Quote the listing below in its entirety, omitting every image.

Dataset extract.
══════════════════════════════

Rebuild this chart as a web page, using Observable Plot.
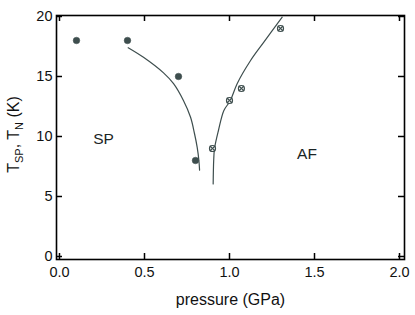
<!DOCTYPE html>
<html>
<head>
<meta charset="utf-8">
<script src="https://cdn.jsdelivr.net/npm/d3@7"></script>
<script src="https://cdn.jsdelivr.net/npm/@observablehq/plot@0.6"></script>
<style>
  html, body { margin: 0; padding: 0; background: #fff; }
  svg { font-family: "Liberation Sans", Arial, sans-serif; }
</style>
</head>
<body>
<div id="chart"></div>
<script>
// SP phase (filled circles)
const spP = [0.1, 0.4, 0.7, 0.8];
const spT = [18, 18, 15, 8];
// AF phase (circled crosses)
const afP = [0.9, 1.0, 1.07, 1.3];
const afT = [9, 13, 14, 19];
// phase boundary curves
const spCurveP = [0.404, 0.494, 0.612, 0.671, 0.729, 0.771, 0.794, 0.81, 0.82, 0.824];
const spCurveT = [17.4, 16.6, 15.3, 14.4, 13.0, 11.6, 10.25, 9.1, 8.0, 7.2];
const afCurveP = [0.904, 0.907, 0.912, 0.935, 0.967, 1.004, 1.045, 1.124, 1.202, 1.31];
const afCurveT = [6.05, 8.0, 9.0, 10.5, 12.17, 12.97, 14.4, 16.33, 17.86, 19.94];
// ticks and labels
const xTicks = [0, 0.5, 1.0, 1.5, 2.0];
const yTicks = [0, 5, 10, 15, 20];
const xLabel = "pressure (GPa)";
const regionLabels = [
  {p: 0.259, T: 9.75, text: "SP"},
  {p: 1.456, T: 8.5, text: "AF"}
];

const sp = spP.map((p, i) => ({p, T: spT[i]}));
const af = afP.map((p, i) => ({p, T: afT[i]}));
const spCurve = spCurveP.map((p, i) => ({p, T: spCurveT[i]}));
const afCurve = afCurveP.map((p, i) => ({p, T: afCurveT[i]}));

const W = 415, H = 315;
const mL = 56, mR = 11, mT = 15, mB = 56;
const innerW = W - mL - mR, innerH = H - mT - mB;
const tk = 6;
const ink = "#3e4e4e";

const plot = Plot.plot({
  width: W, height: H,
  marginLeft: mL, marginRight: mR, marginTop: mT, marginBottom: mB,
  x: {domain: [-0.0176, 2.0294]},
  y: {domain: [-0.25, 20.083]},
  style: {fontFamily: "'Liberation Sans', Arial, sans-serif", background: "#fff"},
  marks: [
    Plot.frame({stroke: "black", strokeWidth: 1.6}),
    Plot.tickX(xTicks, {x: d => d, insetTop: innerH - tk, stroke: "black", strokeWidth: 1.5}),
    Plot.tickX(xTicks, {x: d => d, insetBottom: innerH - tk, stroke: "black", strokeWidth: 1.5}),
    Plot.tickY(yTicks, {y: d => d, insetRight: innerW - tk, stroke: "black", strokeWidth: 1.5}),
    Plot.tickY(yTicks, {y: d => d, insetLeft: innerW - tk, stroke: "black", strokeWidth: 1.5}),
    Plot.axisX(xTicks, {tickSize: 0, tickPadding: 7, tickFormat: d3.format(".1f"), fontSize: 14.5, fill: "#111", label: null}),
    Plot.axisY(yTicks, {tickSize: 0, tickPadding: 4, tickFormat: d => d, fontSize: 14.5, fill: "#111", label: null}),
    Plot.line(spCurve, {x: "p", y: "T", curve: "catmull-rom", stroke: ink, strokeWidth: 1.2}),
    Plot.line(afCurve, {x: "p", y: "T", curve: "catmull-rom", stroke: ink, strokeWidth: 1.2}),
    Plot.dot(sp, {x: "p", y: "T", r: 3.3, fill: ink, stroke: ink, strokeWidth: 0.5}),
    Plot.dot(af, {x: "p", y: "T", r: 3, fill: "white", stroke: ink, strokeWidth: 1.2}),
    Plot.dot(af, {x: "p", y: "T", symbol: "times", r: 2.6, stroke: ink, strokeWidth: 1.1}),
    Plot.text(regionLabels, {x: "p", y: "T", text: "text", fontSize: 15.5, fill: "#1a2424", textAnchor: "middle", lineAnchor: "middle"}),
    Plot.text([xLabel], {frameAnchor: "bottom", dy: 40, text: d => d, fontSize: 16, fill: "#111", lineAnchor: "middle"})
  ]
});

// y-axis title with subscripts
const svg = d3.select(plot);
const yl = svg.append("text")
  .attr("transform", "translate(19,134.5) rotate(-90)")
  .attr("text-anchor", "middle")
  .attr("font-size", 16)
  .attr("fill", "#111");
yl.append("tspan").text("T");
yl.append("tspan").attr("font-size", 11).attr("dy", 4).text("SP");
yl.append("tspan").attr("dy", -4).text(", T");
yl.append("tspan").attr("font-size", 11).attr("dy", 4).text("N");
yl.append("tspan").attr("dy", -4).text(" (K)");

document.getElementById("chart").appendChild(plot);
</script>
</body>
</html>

══════════════════════════════

In response.
Rebuild this chart as a web page, using Observable Plot.
<!DOCTYPE html>
<html>
<head>
<meta charset="utf-8">
<script src="https://cdn.jsdelivr.net/npm/d3@7"></script>
<script src="https://cdn.jsdelivr.net/npm/@observablehq/plot@0.6"></script>
<style>
  html, body { margin: 0; padding: 0; background: #fff; }
  svg { font-family: "Liberation Sans", Arial, sans-serif; }
</style>
</head>
<body>
<div id="chart"></div>
<script>
// SP phase (filled circles)
const spP = [0.1, 0.4, 0.7, 0.8];
const spT = [18, 18, 15, 8];
// AF phase (circled crosses)
const afP = [0.9, 1.0, 1.07, 1.3];
const afT = [9, 13, 14, 19];
// phase boundary curves
const spCurveP = [0.404, 0.494, 0.612, 0.671, 0.729, 0.771, 0.794, 0.81, 0.82, 0.824];
const spCurveT = [17.4, 16.6, 15.3, 14.4, 13.0, 11.6, 10.25, 9.1, 8.0, 7.2];
const afCurveP = [0.904, 0.907, 0.912, 0.935, 0.967, 1.004, 1.045, 1.124, 1.202, 1.31];
const afCurveT = [6.05, 8.0, 9.0, 10.5, 12.17, 12.97, 14.4, 16.33, 17.86, 19.94];
// ticks and labels
const xTicks = [0, 0.5, 1.0, 1.5, 2.0];
const yTicks = [0, 5, 10, 15, 20];
const xLabel = "pressure (GPa)";
const regionLabels = [
  {p: 0.259, T: 9.75, text: "SP"},
  {p: 1.456, T: 8.5, text: "AF"}
];

const sp = spP.map((p, i) => ({p, T: spT[i]}));
const af = afP.map((p, i) => ({p, T: afT[i]}));
const spCurve = spCurveP.map((p, i) => ({p, T: spCurveT[i]}));
const afCurve = afCurveP.map((p, i) => ({p, T: afCurveT[i]}));

const W = 415, H = 315;
const mL = 56, mR = 11, mT = 15, mB = 56;
const innerW = W - mL - mR, innerH = H - mT - mB;
const tk = 6;
const ink = "#3e4e4e";

const plot = Plot.plot({
  width: W, height: H,
  marginLeft: mL, marginRight: mR, marginTop: mT, marginBottom: mB,
  x: {domain: [-0.0176, 2.0294]},
  y: {domain: [-0.25, 20.083]},
  style: {fontFamily: "'Liberation Sans', Arial, sans-serif", background: "#fff"},
  marks: [
    Plot.frame({stroke: "black", strokeWidth: 1.6}),
    Plot.tickX(xTicks, {x: d => d, insetTop: innerH - tk, stroke: "black", strokeWidth: 1.5}),
    Plot.tickX(xTicks, {x: d => d, insetBottom: innerH - tk, stroke: "black", strokeWidth: 1.5}),
    Plot.tickY(yTicks, {y: d => d, insetRight: innerW - tk, stroke: "black", strokeWidth: 1.5}),
    Plot.tickY(yTicks, {y: d => d, insetLeft: innerW - tk, stroke: "black", strokeWidth: 1.5}),
    Plot.axisX(xTicks, {tickSize: 0, tickPadding: 7, tickFormat: d3.format(".1f"), fontSize: 14.5, fill: "#111", label: null}),
    Plot.axisY(yTicks, {tickSize: 0, tickPadding: 4, tickFormat: d => d, fontSize: 14.5, fill: "#111", label: null}),
    Plot.line(spCurve, {x: "p", y: "T", curve: "catmull-rom", stroke: ink, strokeWidth: 1.2}),
    Plot.line(afCurve, {x: "p", y: "T", curve: "catmull-rom", stroke: ink, strokeWidth: 1.2}),
    Plot.dot(sp, {x: "p", y: "T", r: 3.3, fill: ink, stroke: ink, strokeWidth: 0.5}),
    Plot.dot(af, {x: "p", y: "T", r: 3, fill: "white", stroke: ink, strokeWidth: 1.2}),
    Plot.dot(af, {x: "p", y: "T", symbol: "times", r: 2.6, stroke: ink, strokeWidth: 1.1}),
    Plot.text(regionLabels, {x: "p", y: "T", text: "text", fontSize: 15.5, fill: "#1a2424", textAnchor: "middle", lineAnchor: "middle"}),
    Plot.text([xLabel], {frameAnchor: "bottom", dy: 40, text: d => d, fontSize: 16, fill: "#111", lineAnchor: "middle"})
  ]
});

// y-axis title with subscripts
const svg = d3.select(plot);
const yl = svg.append("text")
  .attr("transform", "translate(19,134.5) rotate(-90)")
  .attr("text-anchor", "middle")
  .attr("font-size", 16)
  .attr("fill", "#111");
yl.append("tspan").text("T");
yl.append("tspan").attr("font-size", 11).attr("dy", 4).text("SP");
yl.append("tspan").attr("dy", -4).text(", T");
yl.append("tspan").attr("font-size", 11).attr("dy", 4).text("N");
yl.append("tspan").attr("dy", -4).text(" (K)");

document.getElementById("chart").appendChild(plot);
</script>
</body>
</html>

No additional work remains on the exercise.